**Task goal**
Among the entries that follow, locate the line with "Convert this chart" and the line with "const rEnd = rows[rows.length - 1];". Output those lines and all lines in between, exactly, minus the pictures.

**Extracted information**
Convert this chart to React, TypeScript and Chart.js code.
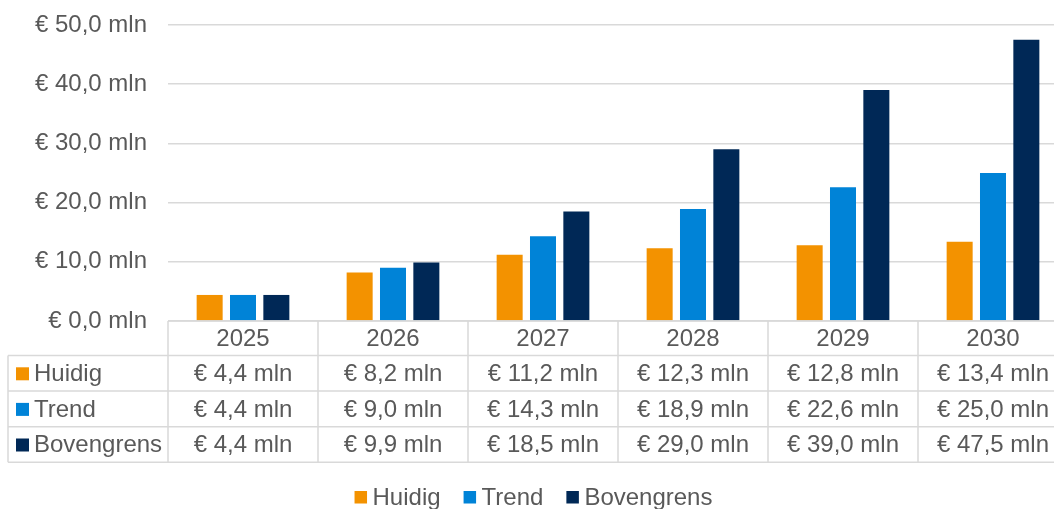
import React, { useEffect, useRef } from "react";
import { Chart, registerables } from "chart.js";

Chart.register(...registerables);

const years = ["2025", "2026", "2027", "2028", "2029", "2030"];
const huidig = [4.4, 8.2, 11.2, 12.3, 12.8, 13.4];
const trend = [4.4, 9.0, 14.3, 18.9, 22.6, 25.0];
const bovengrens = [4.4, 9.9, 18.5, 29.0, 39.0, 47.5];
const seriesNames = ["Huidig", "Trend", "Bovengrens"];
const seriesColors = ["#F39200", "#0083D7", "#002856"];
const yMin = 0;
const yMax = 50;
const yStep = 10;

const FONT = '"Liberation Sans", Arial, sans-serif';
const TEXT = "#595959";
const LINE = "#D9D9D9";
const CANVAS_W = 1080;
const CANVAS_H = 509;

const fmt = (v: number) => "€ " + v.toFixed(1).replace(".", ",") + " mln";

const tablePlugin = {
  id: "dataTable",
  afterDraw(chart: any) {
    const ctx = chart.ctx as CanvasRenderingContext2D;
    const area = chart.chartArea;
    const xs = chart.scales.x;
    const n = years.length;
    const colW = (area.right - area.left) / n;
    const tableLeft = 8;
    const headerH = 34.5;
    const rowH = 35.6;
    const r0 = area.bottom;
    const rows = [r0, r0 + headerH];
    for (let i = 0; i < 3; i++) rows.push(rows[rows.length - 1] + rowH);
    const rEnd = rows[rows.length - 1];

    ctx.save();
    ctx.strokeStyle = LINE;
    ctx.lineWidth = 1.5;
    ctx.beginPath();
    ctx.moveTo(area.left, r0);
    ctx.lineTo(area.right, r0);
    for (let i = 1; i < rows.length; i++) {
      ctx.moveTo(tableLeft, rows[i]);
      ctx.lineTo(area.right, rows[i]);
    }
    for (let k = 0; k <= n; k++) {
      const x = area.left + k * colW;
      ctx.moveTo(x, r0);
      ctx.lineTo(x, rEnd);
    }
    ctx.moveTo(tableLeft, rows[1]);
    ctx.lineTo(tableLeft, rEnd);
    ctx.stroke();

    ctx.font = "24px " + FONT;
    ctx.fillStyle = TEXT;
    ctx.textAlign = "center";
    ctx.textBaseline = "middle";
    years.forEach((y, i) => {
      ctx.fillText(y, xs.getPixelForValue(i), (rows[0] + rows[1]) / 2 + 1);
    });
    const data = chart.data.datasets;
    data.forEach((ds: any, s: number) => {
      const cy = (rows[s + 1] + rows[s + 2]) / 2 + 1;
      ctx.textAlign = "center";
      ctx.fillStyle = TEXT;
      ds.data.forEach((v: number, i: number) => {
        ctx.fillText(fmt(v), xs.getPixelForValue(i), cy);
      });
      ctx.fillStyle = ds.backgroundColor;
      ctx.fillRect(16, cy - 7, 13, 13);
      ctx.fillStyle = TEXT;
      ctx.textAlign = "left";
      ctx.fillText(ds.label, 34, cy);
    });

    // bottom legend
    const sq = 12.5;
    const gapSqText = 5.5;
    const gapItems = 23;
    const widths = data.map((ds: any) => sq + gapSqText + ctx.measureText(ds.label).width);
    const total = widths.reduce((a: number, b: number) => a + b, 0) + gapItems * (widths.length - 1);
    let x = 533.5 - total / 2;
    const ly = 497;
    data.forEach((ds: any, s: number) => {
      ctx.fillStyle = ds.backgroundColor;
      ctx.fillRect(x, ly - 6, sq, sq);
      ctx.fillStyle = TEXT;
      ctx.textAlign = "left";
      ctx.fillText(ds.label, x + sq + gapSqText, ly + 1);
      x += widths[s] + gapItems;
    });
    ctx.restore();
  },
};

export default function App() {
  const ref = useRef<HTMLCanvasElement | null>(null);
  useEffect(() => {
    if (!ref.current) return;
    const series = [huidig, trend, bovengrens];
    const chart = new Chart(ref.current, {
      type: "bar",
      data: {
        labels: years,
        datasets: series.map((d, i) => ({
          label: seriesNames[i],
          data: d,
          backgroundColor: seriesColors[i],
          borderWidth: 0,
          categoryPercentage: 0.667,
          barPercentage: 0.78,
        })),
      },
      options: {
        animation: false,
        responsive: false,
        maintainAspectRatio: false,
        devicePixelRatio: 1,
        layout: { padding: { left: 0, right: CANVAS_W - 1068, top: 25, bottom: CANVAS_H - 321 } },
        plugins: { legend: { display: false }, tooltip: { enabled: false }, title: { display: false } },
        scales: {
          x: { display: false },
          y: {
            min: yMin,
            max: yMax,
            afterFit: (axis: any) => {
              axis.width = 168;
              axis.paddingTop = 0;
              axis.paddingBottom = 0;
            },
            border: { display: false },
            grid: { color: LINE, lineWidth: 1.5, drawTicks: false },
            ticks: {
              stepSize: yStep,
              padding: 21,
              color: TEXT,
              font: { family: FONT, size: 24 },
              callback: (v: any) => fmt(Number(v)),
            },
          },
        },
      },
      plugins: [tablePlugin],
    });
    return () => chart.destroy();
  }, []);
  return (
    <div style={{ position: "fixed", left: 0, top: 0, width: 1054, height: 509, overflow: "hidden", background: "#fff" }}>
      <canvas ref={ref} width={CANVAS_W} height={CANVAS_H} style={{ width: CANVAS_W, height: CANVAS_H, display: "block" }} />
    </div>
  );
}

==

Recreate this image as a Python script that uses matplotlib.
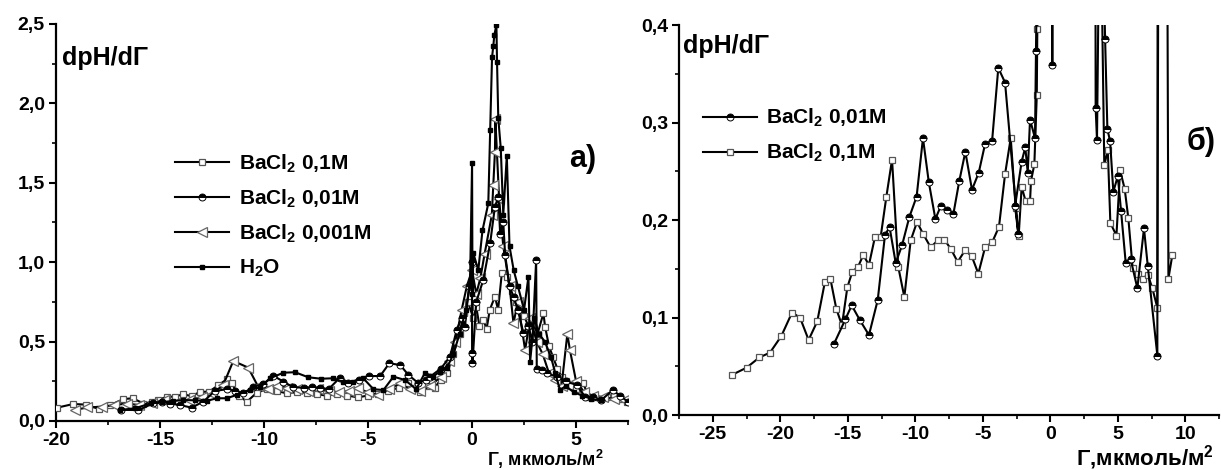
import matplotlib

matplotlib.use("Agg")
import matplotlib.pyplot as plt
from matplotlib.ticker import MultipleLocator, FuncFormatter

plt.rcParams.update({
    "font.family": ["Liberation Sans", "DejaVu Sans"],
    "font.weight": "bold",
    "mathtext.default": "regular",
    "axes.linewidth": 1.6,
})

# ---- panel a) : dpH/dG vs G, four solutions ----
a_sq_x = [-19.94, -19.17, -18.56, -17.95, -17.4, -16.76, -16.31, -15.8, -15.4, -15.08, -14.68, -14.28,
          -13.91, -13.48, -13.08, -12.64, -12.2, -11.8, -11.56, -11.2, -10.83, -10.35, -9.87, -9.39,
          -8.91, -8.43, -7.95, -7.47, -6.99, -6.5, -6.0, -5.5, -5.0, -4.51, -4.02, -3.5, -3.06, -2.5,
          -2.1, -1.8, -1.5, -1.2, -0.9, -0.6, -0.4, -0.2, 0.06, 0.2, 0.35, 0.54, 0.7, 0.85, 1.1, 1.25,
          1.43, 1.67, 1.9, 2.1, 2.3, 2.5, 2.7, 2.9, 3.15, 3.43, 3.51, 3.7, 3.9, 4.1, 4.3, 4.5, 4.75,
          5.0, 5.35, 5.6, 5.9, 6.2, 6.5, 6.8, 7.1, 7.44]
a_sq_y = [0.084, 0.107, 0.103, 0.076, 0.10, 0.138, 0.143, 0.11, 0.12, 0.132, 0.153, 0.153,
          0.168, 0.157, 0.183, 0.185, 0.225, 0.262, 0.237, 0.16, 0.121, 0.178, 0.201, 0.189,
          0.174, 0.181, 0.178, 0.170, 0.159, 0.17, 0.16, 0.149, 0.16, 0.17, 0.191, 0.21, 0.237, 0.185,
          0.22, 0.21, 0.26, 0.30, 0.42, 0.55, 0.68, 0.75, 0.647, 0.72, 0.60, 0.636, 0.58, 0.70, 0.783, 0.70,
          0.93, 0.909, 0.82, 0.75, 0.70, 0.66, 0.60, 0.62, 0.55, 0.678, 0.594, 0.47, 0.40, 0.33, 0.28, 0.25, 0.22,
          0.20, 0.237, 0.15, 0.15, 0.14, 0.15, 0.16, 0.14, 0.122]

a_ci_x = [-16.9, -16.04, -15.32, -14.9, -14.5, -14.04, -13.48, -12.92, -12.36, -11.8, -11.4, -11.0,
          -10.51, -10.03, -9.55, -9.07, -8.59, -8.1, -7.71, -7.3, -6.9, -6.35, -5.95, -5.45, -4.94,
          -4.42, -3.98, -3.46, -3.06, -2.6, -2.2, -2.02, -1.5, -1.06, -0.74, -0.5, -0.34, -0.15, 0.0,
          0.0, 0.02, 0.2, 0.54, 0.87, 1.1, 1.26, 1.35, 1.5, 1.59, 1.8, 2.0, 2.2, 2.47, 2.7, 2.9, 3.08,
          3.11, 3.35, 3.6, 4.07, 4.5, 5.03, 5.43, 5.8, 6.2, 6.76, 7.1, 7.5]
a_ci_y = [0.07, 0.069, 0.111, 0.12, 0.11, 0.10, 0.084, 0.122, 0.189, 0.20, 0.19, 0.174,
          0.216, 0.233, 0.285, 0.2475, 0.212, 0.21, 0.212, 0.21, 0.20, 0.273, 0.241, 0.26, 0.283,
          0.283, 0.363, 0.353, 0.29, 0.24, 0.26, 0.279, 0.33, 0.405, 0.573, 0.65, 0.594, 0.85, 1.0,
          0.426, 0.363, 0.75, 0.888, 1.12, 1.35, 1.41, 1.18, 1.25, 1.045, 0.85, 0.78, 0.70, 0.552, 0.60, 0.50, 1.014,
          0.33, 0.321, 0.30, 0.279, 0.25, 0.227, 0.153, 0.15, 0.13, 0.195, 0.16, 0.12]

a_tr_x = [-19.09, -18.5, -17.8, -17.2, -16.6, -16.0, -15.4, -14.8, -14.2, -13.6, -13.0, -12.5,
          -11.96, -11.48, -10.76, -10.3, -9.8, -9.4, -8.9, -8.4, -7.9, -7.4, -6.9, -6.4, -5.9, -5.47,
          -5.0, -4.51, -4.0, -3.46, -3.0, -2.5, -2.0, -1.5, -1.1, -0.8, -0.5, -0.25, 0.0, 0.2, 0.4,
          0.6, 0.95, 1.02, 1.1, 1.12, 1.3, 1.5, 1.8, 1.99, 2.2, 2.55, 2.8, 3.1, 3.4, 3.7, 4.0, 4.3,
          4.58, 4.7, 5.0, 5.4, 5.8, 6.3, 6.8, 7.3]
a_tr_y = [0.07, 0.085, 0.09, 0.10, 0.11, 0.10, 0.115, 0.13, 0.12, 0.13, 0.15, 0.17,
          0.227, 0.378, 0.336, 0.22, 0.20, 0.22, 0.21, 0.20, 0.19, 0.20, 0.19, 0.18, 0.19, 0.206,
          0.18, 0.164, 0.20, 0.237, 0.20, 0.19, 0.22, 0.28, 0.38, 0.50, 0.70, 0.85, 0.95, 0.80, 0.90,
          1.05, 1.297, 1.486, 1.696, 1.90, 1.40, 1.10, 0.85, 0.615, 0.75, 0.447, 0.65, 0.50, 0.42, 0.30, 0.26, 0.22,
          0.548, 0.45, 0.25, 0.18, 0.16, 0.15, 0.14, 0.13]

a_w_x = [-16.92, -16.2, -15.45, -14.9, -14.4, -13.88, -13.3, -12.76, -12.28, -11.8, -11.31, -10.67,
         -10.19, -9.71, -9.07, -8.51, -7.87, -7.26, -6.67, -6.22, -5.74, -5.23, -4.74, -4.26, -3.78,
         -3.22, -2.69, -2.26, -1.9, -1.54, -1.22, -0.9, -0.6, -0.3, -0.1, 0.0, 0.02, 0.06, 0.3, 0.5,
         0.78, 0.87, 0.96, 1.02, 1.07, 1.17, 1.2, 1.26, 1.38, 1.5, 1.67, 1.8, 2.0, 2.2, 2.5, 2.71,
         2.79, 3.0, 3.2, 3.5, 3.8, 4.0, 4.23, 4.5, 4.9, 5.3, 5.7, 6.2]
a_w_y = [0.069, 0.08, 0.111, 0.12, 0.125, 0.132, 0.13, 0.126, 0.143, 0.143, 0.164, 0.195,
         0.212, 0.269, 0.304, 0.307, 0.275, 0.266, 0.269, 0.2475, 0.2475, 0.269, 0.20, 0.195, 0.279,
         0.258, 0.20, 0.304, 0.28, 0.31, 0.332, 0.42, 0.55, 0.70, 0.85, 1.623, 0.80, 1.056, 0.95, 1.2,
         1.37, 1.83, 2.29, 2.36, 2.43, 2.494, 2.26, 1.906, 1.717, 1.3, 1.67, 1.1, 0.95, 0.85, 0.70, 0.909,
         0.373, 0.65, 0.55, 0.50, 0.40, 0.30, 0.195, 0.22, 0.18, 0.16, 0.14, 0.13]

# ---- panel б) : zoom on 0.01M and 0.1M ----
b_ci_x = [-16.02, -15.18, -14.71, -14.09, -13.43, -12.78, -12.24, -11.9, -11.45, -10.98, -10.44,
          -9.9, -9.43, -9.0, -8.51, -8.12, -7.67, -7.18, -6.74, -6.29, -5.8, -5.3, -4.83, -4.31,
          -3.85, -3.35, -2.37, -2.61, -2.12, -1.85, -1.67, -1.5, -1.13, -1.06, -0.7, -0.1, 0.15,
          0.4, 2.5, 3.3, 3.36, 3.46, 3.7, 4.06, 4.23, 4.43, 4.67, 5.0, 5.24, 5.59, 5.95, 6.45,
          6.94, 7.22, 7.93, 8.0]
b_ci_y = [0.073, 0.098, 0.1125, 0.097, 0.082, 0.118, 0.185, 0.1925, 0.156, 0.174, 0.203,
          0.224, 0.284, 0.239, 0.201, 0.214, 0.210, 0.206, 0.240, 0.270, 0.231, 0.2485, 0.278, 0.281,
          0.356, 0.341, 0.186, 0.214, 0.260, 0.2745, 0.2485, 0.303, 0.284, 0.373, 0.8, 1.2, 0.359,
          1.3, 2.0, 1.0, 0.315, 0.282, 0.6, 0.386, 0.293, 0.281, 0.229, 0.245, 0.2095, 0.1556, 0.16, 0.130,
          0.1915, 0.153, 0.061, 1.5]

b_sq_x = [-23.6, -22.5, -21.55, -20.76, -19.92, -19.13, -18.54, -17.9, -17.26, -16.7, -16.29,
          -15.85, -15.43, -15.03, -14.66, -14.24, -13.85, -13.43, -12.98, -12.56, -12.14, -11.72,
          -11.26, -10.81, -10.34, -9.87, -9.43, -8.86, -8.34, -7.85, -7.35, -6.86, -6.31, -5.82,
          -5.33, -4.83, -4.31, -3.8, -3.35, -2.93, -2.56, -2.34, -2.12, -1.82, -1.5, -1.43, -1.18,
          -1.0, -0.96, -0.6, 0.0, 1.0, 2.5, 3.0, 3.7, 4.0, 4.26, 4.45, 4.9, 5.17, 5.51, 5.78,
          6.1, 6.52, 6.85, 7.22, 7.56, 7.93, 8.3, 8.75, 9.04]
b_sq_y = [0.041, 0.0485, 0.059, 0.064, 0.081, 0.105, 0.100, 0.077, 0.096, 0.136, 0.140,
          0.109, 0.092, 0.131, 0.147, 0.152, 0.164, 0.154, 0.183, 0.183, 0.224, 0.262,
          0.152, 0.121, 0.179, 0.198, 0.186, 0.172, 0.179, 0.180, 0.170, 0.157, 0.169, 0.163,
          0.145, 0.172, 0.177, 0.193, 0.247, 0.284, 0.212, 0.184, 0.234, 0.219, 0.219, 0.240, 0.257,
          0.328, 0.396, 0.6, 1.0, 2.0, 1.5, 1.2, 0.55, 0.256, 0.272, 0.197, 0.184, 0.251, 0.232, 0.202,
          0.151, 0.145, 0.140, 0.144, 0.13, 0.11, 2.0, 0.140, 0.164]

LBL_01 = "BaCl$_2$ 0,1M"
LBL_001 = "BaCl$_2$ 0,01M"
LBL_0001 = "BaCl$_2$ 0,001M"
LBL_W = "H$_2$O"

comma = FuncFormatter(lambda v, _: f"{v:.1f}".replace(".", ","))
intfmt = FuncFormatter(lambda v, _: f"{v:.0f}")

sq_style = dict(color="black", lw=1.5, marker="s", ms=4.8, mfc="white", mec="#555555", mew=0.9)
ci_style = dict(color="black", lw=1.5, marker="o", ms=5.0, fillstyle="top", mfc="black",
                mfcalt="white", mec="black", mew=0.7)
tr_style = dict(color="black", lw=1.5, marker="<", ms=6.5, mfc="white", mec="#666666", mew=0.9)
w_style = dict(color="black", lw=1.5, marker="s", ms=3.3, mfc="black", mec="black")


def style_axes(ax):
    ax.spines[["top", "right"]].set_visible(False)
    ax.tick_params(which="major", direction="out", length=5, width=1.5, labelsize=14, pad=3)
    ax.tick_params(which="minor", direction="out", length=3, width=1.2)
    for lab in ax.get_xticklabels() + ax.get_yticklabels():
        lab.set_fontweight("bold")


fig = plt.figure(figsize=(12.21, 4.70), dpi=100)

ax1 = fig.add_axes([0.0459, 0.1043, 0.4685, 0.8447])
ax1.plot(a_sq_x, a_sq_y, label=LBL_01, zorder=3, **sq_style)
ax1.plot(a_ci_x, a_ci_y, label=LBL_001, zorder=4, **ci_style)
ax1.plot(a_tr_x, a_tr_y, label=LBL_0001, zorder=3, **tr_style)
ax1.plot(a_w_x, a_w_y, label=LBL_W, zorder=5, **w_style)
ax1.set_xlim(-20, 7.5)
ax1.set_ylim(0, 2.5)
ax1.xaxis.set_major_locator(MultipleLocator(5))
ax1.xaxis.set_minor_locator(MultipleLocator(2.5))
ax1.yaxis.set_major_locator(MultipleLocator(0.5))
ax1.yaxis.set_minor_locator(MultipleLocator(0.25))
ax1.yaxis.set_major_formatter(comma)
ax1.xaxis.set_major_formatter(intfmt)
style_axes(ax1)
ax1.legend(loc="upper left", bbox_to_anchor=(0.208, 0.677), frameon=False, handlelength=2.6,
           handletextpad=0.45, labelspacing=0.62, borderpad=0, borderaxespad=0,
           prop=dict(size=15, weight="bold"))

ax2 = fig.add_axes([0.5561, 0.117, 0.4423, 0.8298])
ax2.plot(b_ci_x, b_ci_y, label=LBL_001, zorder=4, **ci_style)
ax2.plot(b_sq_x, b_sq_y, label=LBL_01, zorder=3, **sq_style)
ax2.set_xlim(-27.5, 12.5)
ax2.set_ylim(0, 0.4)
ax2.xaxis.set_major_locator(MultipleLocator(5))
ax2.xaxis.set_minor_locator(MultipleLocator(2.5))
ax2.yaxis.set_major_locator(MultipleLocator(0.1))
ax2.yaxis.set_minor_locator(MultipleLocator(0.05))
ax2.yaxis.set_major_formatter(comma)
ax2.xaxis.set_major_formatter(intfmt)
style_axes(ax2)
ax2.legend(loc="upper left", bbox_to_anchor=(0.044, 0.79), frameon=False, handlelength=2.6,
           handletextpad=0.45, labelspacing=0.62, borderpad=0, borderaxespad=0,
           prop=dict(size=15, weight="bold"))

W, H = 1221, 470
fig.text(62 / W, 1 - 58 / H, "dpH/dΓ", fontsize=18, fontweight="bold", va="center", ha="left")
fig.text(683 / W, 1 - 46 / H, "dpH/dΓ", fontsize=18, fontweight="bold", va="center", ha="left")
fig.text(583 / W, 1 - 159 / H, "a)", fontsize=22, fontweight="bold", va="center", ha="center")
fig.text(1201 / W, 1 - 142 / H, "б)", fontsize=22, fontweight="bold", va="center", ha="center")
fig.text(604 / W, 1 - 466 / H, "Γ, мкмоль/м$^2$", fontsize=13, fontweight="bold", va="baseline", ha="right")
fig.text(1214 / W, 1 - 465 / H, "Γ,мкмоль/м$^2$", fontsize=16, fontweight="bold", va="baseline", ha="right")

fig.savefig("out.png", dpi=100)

...

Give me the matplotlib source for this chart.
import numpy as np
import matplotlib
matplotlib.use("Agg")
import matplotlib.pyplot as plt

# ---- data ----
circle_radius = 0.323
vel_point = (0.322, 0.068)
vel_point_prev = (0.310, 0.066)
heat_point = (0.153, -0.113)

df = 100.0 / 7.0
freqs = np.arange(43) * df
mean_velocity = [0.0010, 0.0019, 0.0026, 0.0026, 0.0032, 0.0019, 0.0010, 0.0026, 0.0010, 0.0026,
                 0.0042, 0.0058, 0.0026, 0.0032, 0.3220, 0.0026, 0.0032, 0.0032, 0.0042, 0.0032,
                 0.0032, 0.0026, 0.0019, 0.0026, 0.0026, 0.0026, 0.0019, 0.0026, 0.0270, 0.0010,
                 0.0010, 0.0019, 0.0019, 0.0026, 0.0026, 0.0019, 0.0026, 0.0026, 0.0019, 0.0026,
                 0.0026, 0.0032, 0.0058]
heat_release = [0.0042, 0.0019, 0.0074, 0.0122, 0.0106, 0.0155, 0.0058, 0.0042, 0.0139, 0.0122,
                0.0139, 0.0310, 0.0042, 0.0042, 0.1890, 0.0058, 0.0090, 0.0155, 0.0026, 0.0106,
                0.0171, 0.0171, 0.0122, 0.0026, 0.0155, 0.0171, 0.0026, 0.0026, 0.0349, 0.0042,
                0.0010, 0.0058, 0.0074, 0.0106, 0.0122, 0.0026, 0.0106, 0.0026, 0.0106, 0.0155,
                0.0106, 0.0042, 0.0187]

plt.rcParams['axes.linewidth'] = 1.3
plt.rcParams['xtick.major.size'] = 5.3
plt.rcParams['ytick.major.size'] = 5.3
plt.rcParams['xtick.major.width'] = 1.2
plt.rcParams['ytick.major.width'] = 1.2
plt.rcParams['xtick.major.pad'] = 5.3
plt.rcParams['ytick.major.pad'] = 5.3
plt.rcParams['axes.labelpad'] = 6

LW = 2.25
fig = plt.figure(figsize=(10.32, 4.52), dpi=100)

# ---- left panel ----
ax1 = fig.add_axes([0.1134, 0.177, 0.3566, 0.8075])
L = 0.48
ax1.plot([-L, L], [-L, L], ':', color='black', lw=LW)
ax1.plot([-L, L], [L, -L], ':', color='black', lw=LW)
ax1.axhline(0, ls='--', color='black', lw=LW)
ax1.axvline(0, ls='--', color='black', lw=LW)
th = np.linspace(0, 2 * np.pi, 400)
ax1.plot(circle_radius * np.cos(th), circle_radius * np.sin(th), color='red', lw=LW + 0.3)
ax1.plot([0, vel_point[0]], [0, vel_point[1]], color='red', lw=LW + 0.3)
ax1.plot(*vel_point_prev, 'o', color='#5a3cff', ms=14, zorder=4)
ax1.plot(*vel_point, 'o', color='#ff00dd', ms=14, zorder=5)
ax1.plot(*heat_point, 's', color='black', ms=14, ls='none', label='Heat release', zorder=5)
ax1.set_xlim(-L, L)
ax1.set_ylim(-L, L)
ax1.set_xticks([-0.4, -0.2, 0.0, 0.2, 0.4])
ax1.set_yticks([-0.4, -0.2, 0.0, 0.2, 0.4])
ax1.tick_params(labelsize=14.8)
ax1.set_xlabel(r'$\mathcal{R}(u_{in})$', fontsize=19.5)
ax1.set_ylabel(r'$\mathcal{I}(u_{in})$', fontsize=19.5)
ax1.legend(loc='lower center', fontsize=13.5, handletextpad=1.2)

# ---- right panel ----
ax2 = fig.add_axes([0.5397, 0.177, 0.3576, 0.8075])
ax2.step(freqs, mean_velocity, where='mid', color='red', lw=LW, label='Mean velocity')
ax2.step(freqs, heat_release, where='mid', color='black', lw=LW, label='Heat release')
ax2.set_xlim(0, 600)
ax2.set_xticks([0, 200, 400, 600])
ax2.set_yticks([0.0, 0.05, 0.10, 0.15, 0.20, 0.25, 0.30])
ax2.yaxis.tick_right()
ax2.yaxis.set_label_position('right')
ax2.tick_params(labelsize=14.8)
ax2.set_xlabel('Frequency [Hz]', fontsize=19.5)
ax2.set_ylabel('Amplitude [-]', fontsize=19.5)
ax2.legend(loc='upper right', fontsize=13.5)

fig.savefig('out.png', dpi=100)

**Finished answer**
Convert this chart to React, TypeScript and Chart.js code.
import React, { useEffect, useRef } from "react";
import { Chart, registerables } from "chart.js";

Chart.register(...registerables);

const years = ["2025", "2026", "2027", "2028", "2029", "2030"];
const huidig = [4.4, 8.2, 11.2, 12.3, 12.8, 13.4];
const trend = [4.4, 9.0, 14.3, 18.9, 22.6, 25.0];
const bovengrens = [4.4, 9.9, 18.5, 29.0, 39.0, 47.5];
const seriesNames = ["Huidig", "Trend", "Bovengrens"];
const seriesColors = ["#F39200", "#0083D7", "#002856"];
const yMin = 0;
const yMax = 50;
const yStep = 10;

const FONT = '"Liberation Sans", Arial, sans-serif';
const TEXT = "#595959";
const LINE = "#D9D9D9";
const CANVAS_W = 1080;
const CANVAS_H = 509;

const fmt = (v: number) => "€ " + v.toFixed(1).replace(".", ",") + " mln";

const tablePlugin = {
  id: "dataTable",
  afterDraw(chart: any) {
    const ctx = chart.ctx as CanvasRenderingContext2D;
    const area = chart.chartArea;
    const xs = chart.scales.x;
    const n = years.length;
    const colW = (area.right - area.left) / n;
    const tableLeft = 8;
    const headerH = 34.5;
    const rowH = 35.6;
    const r0 = area.bottom;
    const rows = [r0, r0 + headerH];
    for (let i = 0; i < 3; i++) rows.push(rows[rows.length - 1] + rowH);
    const rEnd = rows[rows.length - 1];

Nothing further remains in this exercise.